As for the question of whether Nikki's better off not knowing about Jonah's fate, that's a thread which seems to us to be agreeably subtly handled. Yes, Nikki turns on Gwen for being the instrument of her finding out what happened to Jonah, and Gwen takes that to heart and stops trying to reunite people, but you can't take that at face value.

For a start, it's a lot easier to admire the colour of the grass from the other side of the fence. It's all very well saying you'd rather know when you don't know what it is you'd be knowing, and conversely, Nikki in deciding that knowing is worse is seeing only the hope she felt and forgetting all the negatives. The sad truth is that either option is horrific in its own particular way.

Moreover, although Nikki says she'd rather not know, the subtext is that she's not right about that. She might be distraught about Jonah's fate, but it's clear from her actions in clearing out his room, chucking out her videotapes of crowd scenes and crying that knowing has at last allowed her to grieve and move her life on. The obvious thing to do when Nikki said she'd rather not know would be for Gwen to offer to retcon her. It would also have been the crass thing to do, which would have ridden roughshod over the complexities of the situation, and we're really glad they didn't do it.

Yes, it's got problems. But it has reality, and pathos, and PC Andy, and it's genuinely involving. We love it.

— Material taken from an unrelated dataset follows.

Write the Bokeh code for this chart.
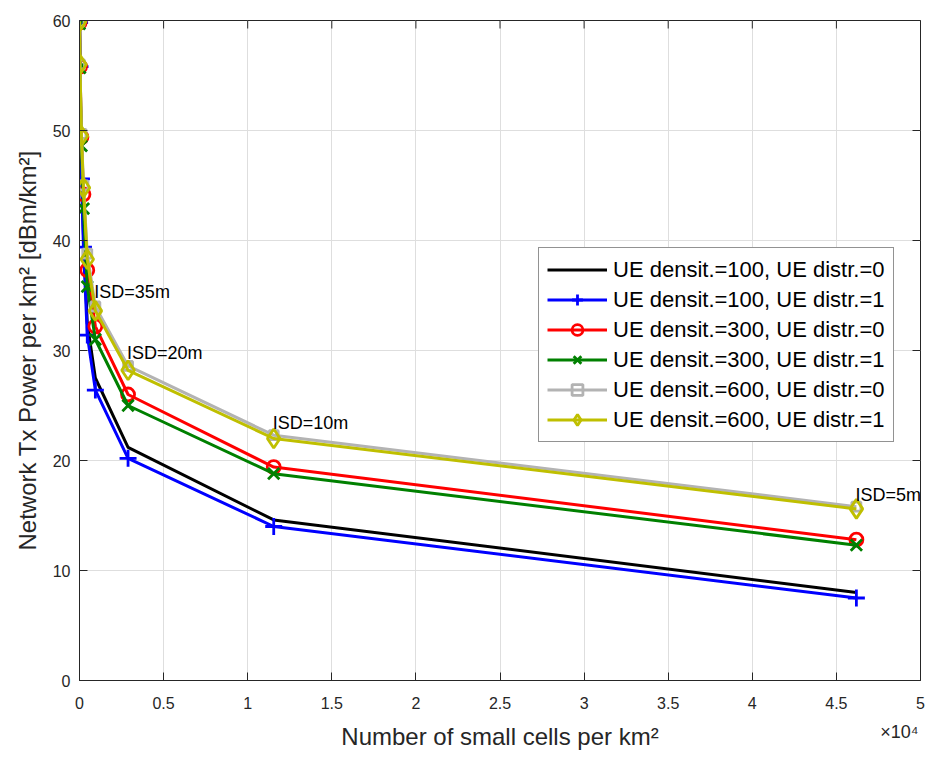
from math import pi
from bokeh.plotting import figure
from bokeh.models import (Range1d, FixedTicker, Legend, LegendItem, LinearAxis,
                          LabelSet, ColumnDataSource)
from bokeh.core.properties import value
from bokeh.embed import file_html
from bokeh.resources import INLINE

# ---------------- data ----------------
cells_per_km2 = [4.6, 28.9, 115.5, 235.7, 461.9, 942.6, 2886.8, 11547.0, 46188.0]

pw_100_d0 = [59.8, 55.8, 46.5, 40.5, 32.5, 27.5, 21.2, 14.6, 8.0]
pw_100_d1 = [59.8, 55.8, 45.6, 39.4, 31.4, 26.4, 20.2, 14.0, 7.5]
pw_300_d0 = [59.8, 55.8, 49.4, 44.2, 37.3, 32.2, 26.0, 19.4, 12.8]
pw_300_d1 = [59.7, 55.7, 48.6, 42.9, 35.8, 31.0, 25.0, 18.8, 12.3]
pw_600_d0 = [59.9, 56.0, 49.7, 45.0, 38.8, 34.0, 28.6, 22.3, 15.8]
pw_600_d1 = [59.9, 56.0, 49.5, 44.8, 38.3, 33.6, 28.2, 22.0, 15.6]

series_names = ["UE densit.=100, UE distr.=0", "UE densit.=100, UE distr.=1",
                "UE densit.=300, UE distr.=0", "UE densit.=300, UE distr.=1",
                "UE densit.=600, UE distr.=0", "UE densit.=600, UE distr.=1"]

isd_cells = [942.6, 2886.8, 11547.0, 46188.0]
isd_text = ["ISD=35m", "ISD=20m", "ISD=10m", "ISD=5m"]
isd_text_y = [35.3, 29.8, 23.4, 16.9]

x_ticks = [0, 0.5, 1, 1.5, 2, 2.5, 3, 3.5, 4, 4.5, 5]
x_tick_labels = ["0", "0.5", "1", "1.5", "2", "2.5", "3", "3.5", "4", "4.5", "5"]
y_ticks = [0, 10, 20, 30, 40, 50, 60]
x_scale = 1e4
x_exponent_text = "×10⁴"
x_label = "Number of small cells per km²"
y_label = "Network Tx Power per km² [dBm/km²]"
x_min, x_max, y_min, y_max = 0, 5, 0, 60

# ---------------- styles ----------------
FONT = "Liberation Sans"
AX = "#262626"
EXP_X = 4.875          # where the exponent text sits (axis units)
colors = ["#000000", "#0000ff", "#ff0000", "#008000", "#b3b3b3", "#bfbf00"]
markers = [None, "cross", "circle", "x", "square", "diamond"]
msizes = [0, 17, 13, 16, 9, 19]

p = figure(width=928, height=757, x_range=Range1d(x_min, x_max), y_range=Range1d(y_min, y_max),
           output_backend="svg", toolbar_location=None,
           min_border_left=79, min_border_right=8, min_border_top=20, min_border_bottom=77,
           y_axis_label=y_label)
p.background_fill_color = "white"
p.border_fill_color = "white"
p.outline_line_color = AX
p.outline_line_width = 1

xa = p.xaxis[0]
ya = p.yaxis[0]
for ax in (xa, ya):
    ax.axis_label_text_font = FONT
    ax.axis_label_text_font_size = "24px"
    ax.axis_label_text_font_style = "normal"
    ax.axis_label_text_color = AX
    ax.major_label_text_font = FONT
    ax.major_label_text_font_size = "16px"
    ax.major_label_text_color = AX
    ax.axis_line_color = AX
    ax.major_tick_line_color = AX
    ax.major_tick_in = 8
    ax.major_tick_out = 0
    ax.minor_tick_line_color = None

xa.ticker = FixedTicker(ticks=x_ticks)
xa.major_label_overrides = {t: l for t, l in zip(x_ticks, x_tick_labels)}
xa.major_label_standoff = 16
xa.axis_label = None
ya.ticker = FixedTicker(ticks=y_ticks)
ya.major_label_standoff = 9
ya.axis_label_standoff = 9

# second, line-less axis below: carries the "x10^4" exponent and the x-axis title
xa2 = LinearAxis(ticker=FixedTicker(ticks=[EXP_X]),
                 major_label_overrides={EXP_X: x_exponent_text},
                 major_label_text_font=FONT, major_label_text_font_size="18px",
                 major_label_text_color=AX, major_label_standoff=10,
                 axis_line_color=None, major_tick_line_color=None,
                 minor_tick_line_color=None, major_tick_in=0, major_tick_out=0,
                 axis_label=x_label, axis_label_text_font=FONT,
                 axis_label_text_font_size="24px", axis_label_text_font_style="normal",
                 axis_label_text_color=AX, axis_label_standoff=-22)
p.add_layout(xa2, "below")

p.xgrid.ticker = FixedTicker(ticks=x_ticks)
p.ygrid.ticker = FixedTicker(ticks=y_ticks)
p.xgrid.grid_line_color = "#dedede"
p.ygrid.grid_line_color = "#dedede"

# inward tick marks on the top and right edges of the box (half clipped by the frame)
p.scatter(x_ticks, [y_max] * len(x_ticks), marker="dash", angle=pi / 2, size=16,
          line_color=AX, line_width=1)
p.scatter([x_max] * len(y_ticks), y_ticks, marker="dash", size=16,
          line_color=AX, line_width=1)

xs = [c / x_scale for c in cells_per_km2]
all_series = [pw_100_d0, pw_100_d1, pw_300_d0, pw_300_d1, pw_600_d0, pw_600_d1]

items = []
for name, ys, col, mk, ms in zip(series_names, all_series, colors, markers, msizes):
    rs = [p.line(xs, ys, line_color=col, line_width=3)]
    if mk is not None:
        rs.append(p.scatter(xs, ys, marker=mk, size=ms, line_color=col,
                            fill_color=None, line_width=2.8))
    items.append(LegendItem(label=name, renderers=rs))

legend = Legend(items=items, location=(459, 238))
legend.label_text_font = FONT
legend.label_text_font_size = "22px"
legend.label_text_color = "black"
legend.glyph_width = 60
legend.glyph_height = 27
legend.label_height = 27
legend.label_standoff = 6
legend.spacing = 3
legend.padding = 8
legend.margin = 0
legend.border_line_color = AX
legend.border_line_width = 1
legend.background_fill_color = "white"
legend.background_fill_alpha = 1.0
p.add_layout(legend)

src = ColumnDataSource(dict(x=[c / x_scale for c in isd_cells], y=isd_text_y, t=isd_text))
p.add_layout(LabelSet(x="x", y="y", text="t", source=src, text_font=value(FONT),
                      text_font_size=value("18px"), text_color="black",
                      text_baseline="middle", text_align="left", x_offset=-1))

open("out.html", "w").write(file_html(p, INLINE))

We don't want to go back through old episodes due to our fear of retraumatisation, but don't they already know the rift can suck up as well as spit out? Isn't that what happened to Diane? They didn't find the plane wreckage anywhere, did they? And doesn't Jack at some point threaten to throw someone back through the rift?


Obviously the lab sound effects are done by people who've never used a computer: all those wrrzwyz zwoog noises in the searchy bits would drive anybody (and their officemates) mad.


Exactly why does Gwen have to do this stuff at night, anyway? She could have saved the big confrontation with Jack for working hours and avoided pissing Rhys off altogether.


Of course, it wouldn't be Torchwood without them flinging in some gratuitous sex. And that's the wincably least believable bit in the whole thing. Who goes round braying about naked hide and seek? Honestly.


"I wanted them looked after. I set this place up." Thanks, Jack, but it's horrible! We think they'd be better off thrown onto the dubious mercy of the NHS than stuck down a cave. Do they really have to be squirrelled away on an island? They're not going anywhere, and nobody would believe them if they claimed to be who they really are anyway.


The twenty-hour scream is an incredible idea - so simple, avoiding arcane space diseases, yet so devastating.


Maybe we're reading too much into this, but it seems to us as if the candles Gwen lights for her dinner with Rhys are also a remembrance for the missing.


It's maddening that Gwen refuses to recommend PC Andy for Torchwood, but on the whole it's probably for the best. We really don't want to see him all corrupted and straining to be cool and spouting bollocks like the others, do we?